Tokenizer

pipeline

The Tokenizer pipeline splits text into tokens. This is primarily used for keyword / term indexing.

Note: Transformers-based models have their own tokenizers and this pipeline isn't designed for working with Transformers models.

Example

The following shows a simple example using this pipeline.

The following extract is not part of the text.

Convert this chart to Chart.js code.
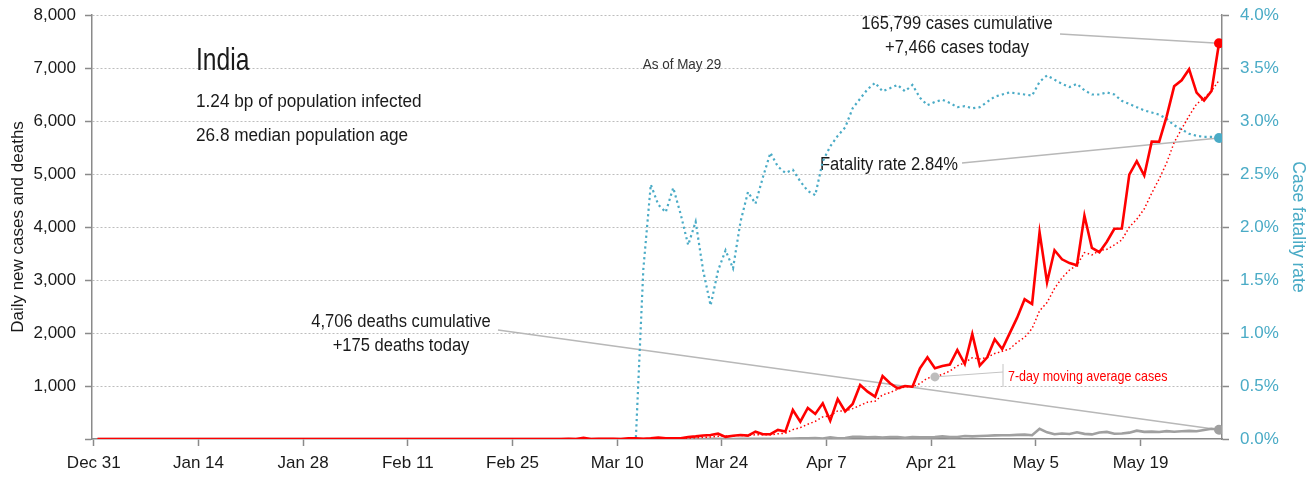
<!DOCTYPE html>
<html>
<head>
<meta charset="utf-8">
<script src="https://cdn.jsdelivr.net/npm/chart.js@4.4.1/dist/chart.umd.min.js"></script>
<style>
html,body{margin:0;padding:0;background:#fff;}
#wrap{width:1312px;height:480px;position:relative;}
</style>
</head>
<body>
<div id="wrap"><canvas id="c"></canvas></div>
<script>
// ---- data (day 0 = Dec 31, day 150 = May 29) ----
const dailyCases = [
  0,0,0,0,0,0,0,0,0,0,
  0,0,0,0,0,0,0,0,0,0,
  0,0,0,0,0,0,0,0,0,0,
  1,0,0,1,1,0,0,0,0,0,
  0,0,0,0,0,0,0,0,0,0,
  0,0,0,0,0,0,0,0,0,0,
  0,0,0,2,1,22,1,3,5,4,
  1,12,13,6,12,25,12,11,14,37,
  50,67,75,100,40,60,75,63,138,90,
  90,170,140,547,326,585,472,673,345,755,
  522,660,1019,893,799,1189,1051,956,1000,987,
  1334,1541,1334,1377,1403,1679,1415,1981,1384,1541,
  1881,1698,1994,2289,2636,2547,3900,2958,3561,3390,
  3320,3277,4213,3604,3525,3722,3967,3970,4987,5242,
  4970,5611,5609,6088,6654,6767,6977,6535,6387,6566,
  7466
];
const movingAvgCases = [
  0,0,0,0,0,0,0,0,0,0,
  0,0,0,0,0,0,0,0,0,0,
  0,0,0,0,0,0,0,0,0,0,
  0.1,0.1,0.1,0.3,0.4,0.4,0.4,0.3,0.3,0.3,
  0.1,0,0,0,0,0,0,0,0,0,
  0,0,0,0,0,0,0,0,0,0,
  0,0,0,0.3,0.4,3.6,3.7,4.1,4.9,5.4,
  5.3,6.9,5.6,6.3,7.6,10.4,11.6,13,13.3,16.7,
  23,30.9,38,50.6,54.7,61.3,66.7,68.6,78.7,80.9,
  79.4,98,109.4,176.9,214.4,278.3,332.9,416.1,441.1,529,
  525.4,573.1,635.1,695.3,713.3,833.9,876.1,938.1,986.7,982.1,
  1045.1,1151.1,1171.9,1218.4,1282.3,1379.3,1440.4,1532.9,1510.4,1540,
  1612,1654.1,1699.1,1824,1917.6,2083.7,2420.7,2574.6,2840.7,3040.1,
  3187.4,3279,3517,3474.7,3555.7,3578.7,3661.1,3754,3998.3,4145.3,
  4340.4,4638.4,4908,5211,5594.4,5848.7,6096.6,6320.1,6431,6567.7,
  6764.6
];
const dailyDeaths = [
  0,0,0,0,0,0,0,0,0,0,
  0,0,0,0,0,0,0,0,0,0,
  0,0,0,0,0,0,0,0,0,0,
  0,0,0,0,0,0,0,0,0,0,
  0,0,0,0,0,0,0,0,0,0,
  0,0,0,0,0,0,0,0,0,0,
  0,0,0,0,0,0,0,0,0,0,
  0,0,1,0,1,0,0,1,0,0,
  1,0,3,2,1,1,4,3,4,6,
  4,3,3,9,15,12,20,7,32,14,
  17,40,40,34,35,28,39,39,23,36,
  31,31,36,50,36,37,57,49,56,62,
  69,71,72,77,83,72,194,126,89,103,
  95,128,97,87,122,134,100,103,120,157,
  134,140,132,148,137,147,154,146,170,194,
  175
];
const fatalityRatePct = [
  0,0,0,0,0,0,0,0,0,0,
  0,0,0,0,0,0,0,0,0,0,
  0,0,0,0,0,0,0,0,0,0,
  0,0,0,0,0,0,0,0,0,0,
  0,0,0,0,0,0,0,0,0,0,
  0,0,0,0,0,0,0,0,0,0,
  0,0,0,0,0,0,0,0,0,0,
  0,0,0,1.6,2.4,2.21,2.14,2.37,2.12,1.83,
  2.05,1.59,1.26,1.59,1.78,1.61,2.05,2.33,2.22,2.47,
  2.70,2.57,2.51,2.54,2.43,2.34,2.30,2.62,2.76,2.86,
  2.94,3.12,3.21,3.30,3.36,3.28,3.31,3.34,3.28,3.34,
  3.22,3.15,3.18,3.20,3.17,3.13,3.14,3.12,3.13,3.18,
  3.23,3.25,3.27,3.26,3.25,3.24,3.37,3.43,3.39,3.35,
  3.32,3.35,3.29,3.25,3.25,3.27,3.25,3.19,3.16,3.13,
  3.10,3.08,3.06,3.02,2.96,2.92,2.88,2.86,2.85,2.85,
  2.84
];
const tickDays = [0,14,28,42,56,70,84,98,112,126,140];
const tickLabels = ['Dec 31','Jan 14','Jan 28','Feb 11','Feb 25','Mar 10','Mar 24','Apr 7','Apr 21','May 5','May 19'];
const maNoteDay = 112;

// ---- styling ----
const REG = "'Liberation Sans',Arial,sans-serif";
const RED = '#ff0000', TEAL = '#4aabc6', GRAY = '#a0a0a0', AXIS = '#8a8a8a', INK = '#1a1a1a';
const DAY_OFFSET = 0.5;
const last = dailyCases.length - 1;
const toXY = arr => arr.map((v, i) => ({x: i + DAY_OFFSET, y: v}));
const endDot = r => c => c.dataIndex === last ? r : 0;

function seg(ctx, x1, y1, x2, y2){ctx.beginPath();ctx.moveTo(x1,y1);ctx.lineTo(x2,y2);ctx.stroke();}
function txt(ctx, s, x, y, size, align, sx, color){
  ctx.save();
  ctx.font = `${size}px ${REG}`;
  ctx.fillStyle = color;
  ctx.textAlign = align;
  ctx.textBaseline = 'alphabetic';
  ctx.translate(x, y);
  ctx.scale(sx, 1);
  ctx.fillText(s, 0, 0);
  ctx.restore();
}

const notes = {
  id: 'notes',
  beforeDatasetsDraw(chart){
    const {ctx, scales:{x, y, y2}} = chart;
    const xl = x.getPixelForValue(last + DAY_OFFSET);
    txt(ctx, 'India', 196, 70, 32, 'left', 0.77, INK);
    txt(ctx, '1.24 bp of population infected', 196, 107, 18, 'left', 0.955, INK);
    txt(ctx, '26.8 median population age', 196, 141, 18, 'left', 0.955, INK);
    txt(ctx, 'Fatality rate 2.84%', 820, 170, 18, 'left', 0.92, INK);
    txt(ctx, '165,799 cases cumulative', 957, 29, 18, 'center', 0.92, INK);
    txt(ctx, '+7,466 cases today', 957, 53, 18, 'center', 0.92, INK);
    txt(ctx, '4,706 deaths cumulative', 401, 327, 18, 'center', 0.92, INK);
    txt(ctx, '+175 deaths today', 401, 351, 18, 'center', 0.92, INK);
    txt(ctx, 'As of May 29', 682, 69, 14.5, 'center', 0.93, '#333');
    txt(ctx, '7-day moving average cases', 1008, 381, 14.5, 'left', 0.86, RED);
    ctx.save();
    ctx.strokeStyle = '#b8b8b8';
    ctx.lineWidth = 1.6;
    seg(ctx, 1060, 34, xl, y.getPixelForValue(dailyCases[last]));
    seg(ctx, 962, 163, xl, y2.getPixelForValue(fatalityRatePct[last]));
    seg(ctx, 498, 330, xl, y.getPixelForValue(dailyDeaths[last]));
    const mx = x.getPixelForValue(maNoteDay + DAY_OFFSET), my = y.getPixelForValue(movingAvgCases[maNoteDay]);
    ctx.lineWidth = 1;
    ctx.strokeStyle = '#c4c4c4';
    seg(ctx, mx, my, 1003, 372);
    seg(ctx, 1003, 364, 1003, 387);
    ctx.restore();
  },
  afterDatasetsDraw(chart){
    const {ctx, scales:{x, y}} = chart;
    const mx = x.getPixelForValue(maNoteDay + DAY_OFFSET), my = y.getPixelForValue(movingAvgCases[maNoteDay]);
    ctx.save();
    ctx.fillStyle = '#bdbdbd';
    ctx.beginPath(); ctx.arc(mx, my, 4.5, 0, Math.PI*2); ctx.fill();
    ctx.restore();
  }
};

new Chart(document.getElementById('c'), {
  type: 'line',
  data: {
    datasets: [
      {label:'Daily new cases', data: toXY(dailyCases), yAxisID:'y', borderColor:RED, borderWidth:2.6,
       pointRadius:endDot(5), pointBackgroundColor:RED, pointBorderWidth:0, tension:0},
      {label:'7-day moving average cases', data: toXY(movingAvgCases), yAxisID:'y', borderColor:RED, borderWidth:1.5,
       borderDash:[1.5,2.5], pointRadius:0, tension:0},
      {label:'Daily deaths', data: toXY(dailyDeaths), yAxisID:'y', borderColor:GRAY, borderWidth:2.6,
       pointRadius:endDot(5), pointBackgroundColor:GRAY, pointBorderWidth:0, tension:0},
      {label:'Case fatality rate', data: toXY(fatalityRatePct), yAxisID:'y2', borderColor:TEAL, borderWidth:2.2,
       borderDash:[2.2,3.2], pointRadius:endDot(5), pointBackgroundColor:TEAL, pointBorderWidth:0, tension:0}
    ]
  },
  options: {
    responsive:true, maintainAspectRatio:false, animation:false,
    layout:{padding:{top:15,left:0,right:0,bottom:0}},
    plugins:{legend:{display:false}, tooltip:{enabled:false}},
    events:[],
    scales:{
      x:{
        type:'linear', position:'bottom', min:-0.24, max:150.9,
        afterBuildTicks: s => { s.ticks = tickDays.map(v => ({value:v})); },
        ticks:{callback: v => tickLabels[tickDays.indexOf(v)], autoSkip:false, maxRotation:0, minRotation:0,
               font:{family:REG, size:17}, color:INK, padding:7},
        grid:{drawOnChartArea:false, drawTicks:true, tickLength:7, tickColor:AXIS, tickWidth:1.5},
        border:{display:true, color:AXIS, width:1.5},
        afterFit: s => { s.height = 41; s.paddingLeft = 0; s.paddingRight = 0; }
      },
      y:{
        type:'linear', position:'left', min:0, max:8000,
        ticks:{stepSize:1000, callback: v => v === 0 ? '' : v.toLocaleString('en-US'),
               font:{family:REG, size:17}, color:INK, padding:9},
        grid:{color: c => c.tick && c.tick.value === 0 ? 'rgba(0,0,0,0)' : '#bdbdbd', lineWidth:1,
              tickColor:AXIS, tickLength:7, tickWidth:1.5},
        border:{display:true, color:AXIS, width:1.5, dash:[2,2]},
        title:{display:true, text:'Daily new cases and deaths', color:INK, font:{family:REG, size:17}, padding:{top:8,bottom:0}},
        afterFit: s => { s.width = 92; s.paddingTop = 0; s.paddingBottom = 0; }
      },
      y2:{
        type:'linear', position:'right', min:0, max:4,
        ticks:{stepSize:0.5, callback: v => v.toFixed(1) + '%', font:{family:REG, size:17}, color:TEAL, padding:11},
        grid:{drawOnChartArea:false, tickColor:AXIS, tickLength:7, tickWidth:1.5},
        border:{display:true, color:AXIS, width:1.5},
        title:{display:true, text:'Case fatality rate', color:TEAL, font:{family:REG, size:17.5}, padding:{top:4,bottom:4}},
        afterFit: s => { s.width = 90; s.paddingTop = 0; s.paddingBottom = 0; }
      }
    }
  },
  plugins:[notes]
});
</script>
</body>
</html>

from txtai.pipeline import Tokenizer

# Create and run pipeline
tokenizer = Tokenizer()
tokenizer("text to tokenize")

# Whitespace tokenization
tokenizer = Tokenizer(whitespace=True)
tokenizer("text to tokenize")

# Tokenize using a regular expression
tokenizer = Tokenizer(regexp=r"\w{5,}")
tokenizer("text to tokenize")

# Tokenize into trigrams like pg_trgm
tokenizer = Tokenizer(ngrams={
  "ngrams": 3, "lpad": "  ", "rpad": " ", "unique": True
})
tokenize("text to tokenize")

# Tokenize into edge ngrams
tokenizer = Tokenizer(ngrams={"nmin": 2, "nmax": 5, "edge": True})
tokenizer("text to tokenize")

Configuration-driven example

Pipelines are run with Python or configuration. Pipelines can be instantiated in configuration using the lower case name of the pipeline. Configuration-driven pipelines are run with workflows or the API.

config.yml

# Create pipeline using lower case class name
tokenizer:

# Run pipeline with workflow
workflow:
  tokenizer:
    tasks:
      - action: tokenizer

Run with Workflows

from txtai import Application

# Create and run pipeline with workflow
app = Application("config.yml")
list(app.workflow("tokenizer", ["text to tokenize"]))

Run with API

CONFIG=config.yml uvicorn "txtai.api:app" &

curl \
  -X POST "http://localhost:8000/workflow" \
  -H "Content-Type: application/json" \
  -d '{"name":"tokenizer", "elements":["text"]}'

Methods

Python documentation for the pipeline.

`init(lowercase=True, emoji=True, alphanum=False, stopwords=False, whitespace=False, regexp=None, ngrams=None)`

Creates a new tokenizer. The default parameters segment text per Unicode Standard Annex #29.

Parameters:

Name	Description	Default
`lowercase`	lower cases all tokens if True, defaults to True	`True`
`emoji`	tokenize emoji in text if True, defaults to True	`True`
`alphanum`	requires 2+ character alphanumeric tokens if True, defaults to False	`False`
`stopwords`	removes provided stop words if a list, removes default English stop words if True, defaults to False	`False`
`whitespace`	tokenize on whitespace if True, defaults to False	`False`
`regexp`	tokenize using the provided regular expression, defaults to None	`None`
`ngrams`	tokenize into ngrams, defaults to None, supports int or dict	`None`

Source code in txtai/pipeline/data/tokenizer.py

def __init__(self, lowercase=True, emoji=True, alphanum=False, stopwords=False, whitespace=False, regexp=None, ngrams=None):
    """
    Creates a new tokenizer. The default parameters segment text per Unicode Standard Annex #29.

    Args:
        lowercase: lower cases all tokens if True, defaults to True
        emoji: tokenize emoji in text if True, defaults to True
        alphanum: requires 2+ character alphanumeric tokens if True, defaults to False
        stopwords: removes provided stop words if a list, removes default English stop words if True, defaults to False
        whitespace: tokenize on whitespace if True, defaults to False
        regexp: tokenize using the provided regular expression, defaults to None
        ngrams: tokenize into ngrams, defaults to None, supports int or dict
    """

    # Lowercase
    self.lowercase = lowercase

    # Text segmentation
    self.alphanum, self.whitespace, self.regexp, self.ngrams, self.segment = None, whitespace, None, None, None
    if alphanum:
        # Alphanumeric regex that accepts tokens that meet following rules:
        #  - Strings to be at least 2 characters long AND
        #  - At least 1 non-trailing alpha character in string
        # Note: The standard Python re module is much faster than regex for this expression
        self.alphanum = re.compile(r"^\d*[a-z][\-.0-9:_a-z]{1,}$")
    elif regexp:
        # Regular expression for tokenization
        self.regexp = regex.compile(regexp)
    elif ngrams:
        # Ngram tokenization configuration
        self.ngrams = ngrams if isinstance(ngrams, dict) else {"ngrams": ngrams}
    else:
        # Text segmentation per Unicode Standard Annex #29
        pattern = r"\w\p{Extended_Pictographic}\p{WB:RegionalIndicator}" if emoji else r"\w"
        self.segment = regex.compile(rf"[{pattern}](?:\B\S)*", flags=regex.WORD)

    # Stop words
    self.stopwords = stopwords if isinstance(stopwords, list) else Tokenizer.STOP_WORDS if stopwords else False

`call(text)`

Tokenizes text into a list of tokens.